The former Deer Park fire hall is going back on sale.

And its owner said he now intends to relocate his city business to Red Deer County, following city council’s rejection of his commercial plans for the facility.

“I’m so disappointed,” said John Ponto of city council’s refusal to allow his insurance operation to move from the downtown and into the decommissioned fire hall.

Ponto said he spent six months and $30,000, in mortgage payments alone, on his failed effort to create a commercial operation out of the old emergency services building.

He now feels he will move his SurePath Group insurance office out of the city and to the county, which he believes is more flexible and development friendly.

“I tried to do something nice for the City of Red Deer and thought I was doing a good thing…”

On Monday, city council narrowly overruled his plans when councillors Dianne Wyntjes, Lawrence Lee, Tanya Handley, Frank Wong and Buck Buchanan sided with 15 Deer Park neighbourhood residents who opposed the development out of concerns about traffic and disruption.

Wong felt that allowing more office space to spill out of the downtown could create an “empty wasteland” in the city’s core.

But Ponto feels that rather than prescribing where businesses should locate, city council should be dealing with the social problems that are spurring so many businesses to leave the downtown.

“My staff are scared,” he said of the indigent people who are openly drinking alcohol on a public bench near his building, and throwing used needles and other debris in the alley.

“I am constantly phoning that there are guys drinking on the bench…”

Ponto doesn’t believe traffic on 39th Street, which is where the former fire hall is located, is heavier or faster than on many other roadways.

And he doesn’t believe Deer Park residents could have known when they first moved to the neighbourhood that the fire hall would be decommissioned after barely 20 years after another station was built in a more favourable location.

Ponto noted city planners had endorsed his plans to create a quaint “Station 39”-themed commercial site that highlights Red Deer’s historic fire and emergency services past.

A small coffee shop that he felt “could benefit the community” was removed after some residents complained it would add to traffic.

Instead, Ponto applied to only relocate his insurance office there, telling council there was adequate on-site parking and a low amount of client traffic.

Mayor Tara Veer — who voted in favour of Ponto’s proposal, along with councillors Vesna Higham, Ken Johnston and Michael Dawe — called this the lowest-impact plan area residents could expect.

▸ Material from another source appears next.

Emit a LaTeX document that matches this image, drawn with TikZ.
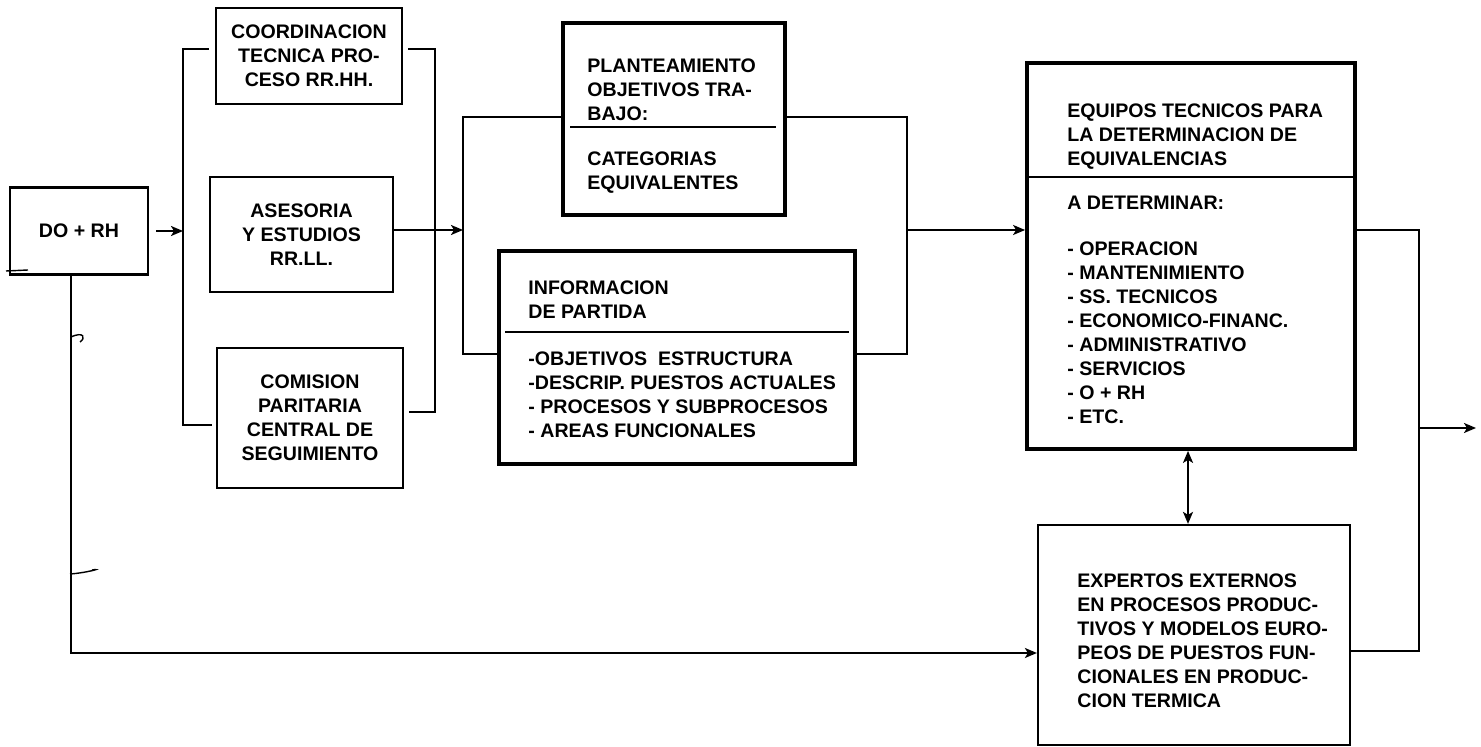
\documentclass[tikz,border=0pt]{standalone}
\usepackage{fontspec}
\setmainfont{Liberation Sans}
\usetikzlibrary{arrows.meta}
\newcommand\dlabel{\bfseries\fontsize{9.8pt}{12pt}\selectfont}
\begin{document}
\begin{tikzpicture}[x=0.5pt,y=-0.5pt,
  box/.style={draw, line width=1.1pt, inner sep=0pt, align=center, font=\dlabel},
  tbox/.style={draw, line width=1.9pt, inner sep=0pt},
  txt/.style={inner sep=0pt, anchor=north west, align=left, font=\dlabel},
  conn/.style={line width=1pt},
  tip/.tip={Stealth[length=6pt,width=5pt,inset=1.5pt]},
  arr/.style={conn, -tip},
  darr/.style={conn, tip-tip},
  handmark/.style={line width=0.7pt},
]
\useasboundingbox (0,0) rectangle (1481,747);
\fill[white] (0,0) rectangle (1481,747);

% boxes
\node[box, minimum width=69pt, minimum height=43.5pt] (dorh) at (79,231) {DO + RH};
\node[box, minimum width=93pt, minimum height=48pt] (coord) at (309,56) {COORDINACION\\TECNICA PRO-\\CESO RR.HH.};
\node[box, minimum width=91.5pt, minimum height=57.5pt] (ases) at (301.5,234.5) {ASESORIA\\Y ESTUDIOS\\RR.LL.};
\node[box, minimum width=93pt, minimum height=70pt] (comi) at (310,418) {COMISION\\PARITARIA\\CENTRAL DE\\SEGUIMIENTO};

\node[tbox, minimum width=111pt, minimum height=96pt] (plan) at (674,119) {};
\node[txt] (plant1) at (587,58) {PLANTEAMIENTO\\OBJETIVOS TRA-\\BAJO:};
\node[txt] (plant2) at (587,151) {CATEGORIAS\\EQUIVALENTES};
\coordinate (pd1) at (570,127);
\coordinate (pd2) at (776,127);
\draw[line width=1.2pt] (pd1) -- (pd2);

\node[tbox, minimum width=178pt, minimum height=106.5pt] (info) at (677,357.5) {};
\node[txt] (infot1) at (528,280) {INFORMACION\\DE PARTIDA};
\node[txt] (infot2) at (528,351) {-OBJETIVOS\ \ ESTRUCTURA\\-DESCRIP. PUESTOS ACTUALES\\- PROCESOS Y SUBPROCESOS\\- AREAS FUNCIONALES};
\coordinate (id1) at (505,332);
\coordinate (id2) at (849,332);
\draw[line width=1.2pt] (id1) -- (id2);

\node[tbox, minimum width=164pt, minimum height=193pt] (equi) at (1191,256) {};
\node[txt] (equit1) at (1067,103) {EQUIPOS TECNICOS PARA\\LA DETERMINACION DE\\EQUIVALENCIAS};
\node[txt] (equit2) at (1067,196) {A DETERMINAR:};
\node[txt] (equit3) at (1067,241) {- OPERACION\\- MANTENIMIENTO\\- SS. TECNICOS\\- ECONOMICO-FINANC.\\- ADMINISTRATIVO\\- SERVICIOS\\- O + RH\\- ETC.};
\coordinate (ed) at (0,177);
\draw[line width=1.2pt] (equi.west |- ed) -- (equi.east |- ed);

\node[box, minimum width=156pt, minimum height=110pt] (expe) at (1194,635) {};
\node[txt] (expet) at (1077,573) {EXPERTOS EXTERNOS\\EN PROCESOS PRODUC-\\TIVOS Y MODELOS EURO-\\PEOS DE PUESTOS FUN-\\CIONALES EN PRODUC-\\CION TERMICA};

% left bracket
\coordinate (lbT) at (183,49);
\coordinate (lbB) at (183,425);
\coordinate (lbA) at (183,230);
\draw[conn] (coord.west |- lbT) ++(-6,0) -- (lbT) -- (lbB) -- ++(29,0);
\draw[arr, shorten <=3.5pt] (dorh.east) -- (dorh.east -| lbA);

% right bracket
\coordinate (rbT) at (435,49);
\coordinate (rbB) at (435,412);
\draw[conn] (coord.east |- rbT) ++(5,0) -- (rbT) -- (rbB) -- ++(-26,0);

% to middle bracket
\coordinate (mA) at (463,230);
\draw[arr] (ases.east |- mA) -- (mA);

% middle brackets
\coordinate (mbTL) at (463,117);
\coordinate (mbBL) at (463,354);
\draw[conn] (plan.west |- mbTL) -- (mbTL) -- (mbBL) -- (info.west |- mbBL);
\coordinate (mbTR) at (907,117);
\coordinate (mbBR) at (907,354);
\draw[conn] (plan.east |- mbTR) -- (mbTR) -- (mbBR) -- (info.east |- mbBR);
\coordinate (mR) at (907,230);
\draw[arr] (mR) -- (equi.west |- mR);

% right path
\coordinate (rp) at (1419,230);
\coordinate (rpB) at (1419,651);
\draw[conn] (equi.east |- rp) -- (rp) -- (rpB) -- (expe.east |- rpB);
\coordinate (ex1) at (1419,428);
\coordinate (ex2) at (1476,428);
\draw[arr] (ex1) -- (ex2);

% double arrow
\coordinate (da) at (1188,0);
\draw[darr] (equi.south -| da) -- (expe.north -| da);

% bottom path
\coordinate (bl) at (71,653);
\draw[arr] (dorh.south -| bl) -- (bl) -- (expe.west |- bl);

% small hand-drawn marks on the scan
\coordinate (hm0a) at (6,271);
\coordinate (hm0b) at (28,270);
\draw[handmark] (hm0a) -- (hm0b);
\coordinate (hm1a) at (71,337);
\coordinate (hm1b) at (80,342);
\draw[handmark] (hm1a) .. controls (84,331) and (86,338) .. (hm1b);
\coordinate (hm2a) at (70,574);
\coordinate (hm2b) at (92,570);
\draw[handmark] (hm2a) .. controls (85,573) and (104,568) .. (hm2b);
\end{tikzpicture}
\end{document}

Even turning the fire hall’s land into five residential parcels would result in more traffic, if every household had two or three vehicles, said Veer.

Ponto believes the large two-storey structure would be no good as a single residence — it’s much larger than surrounding homes at 6,000 square feet, it sits on a corner lot next to an arterial road, and would be very costly to renovate.

He, therefore, plans to sell it to another buyer who could chose to subdivide the land.

But he added that if city councillors wanted multiple residential lots instead of a commercial site at this spot, then the city should have demolished the fire hall and subdivided the property in the first place.

Ponto believes it will be a shame to wreck an attractive, newish building that cost city taxpayers $3 million to build.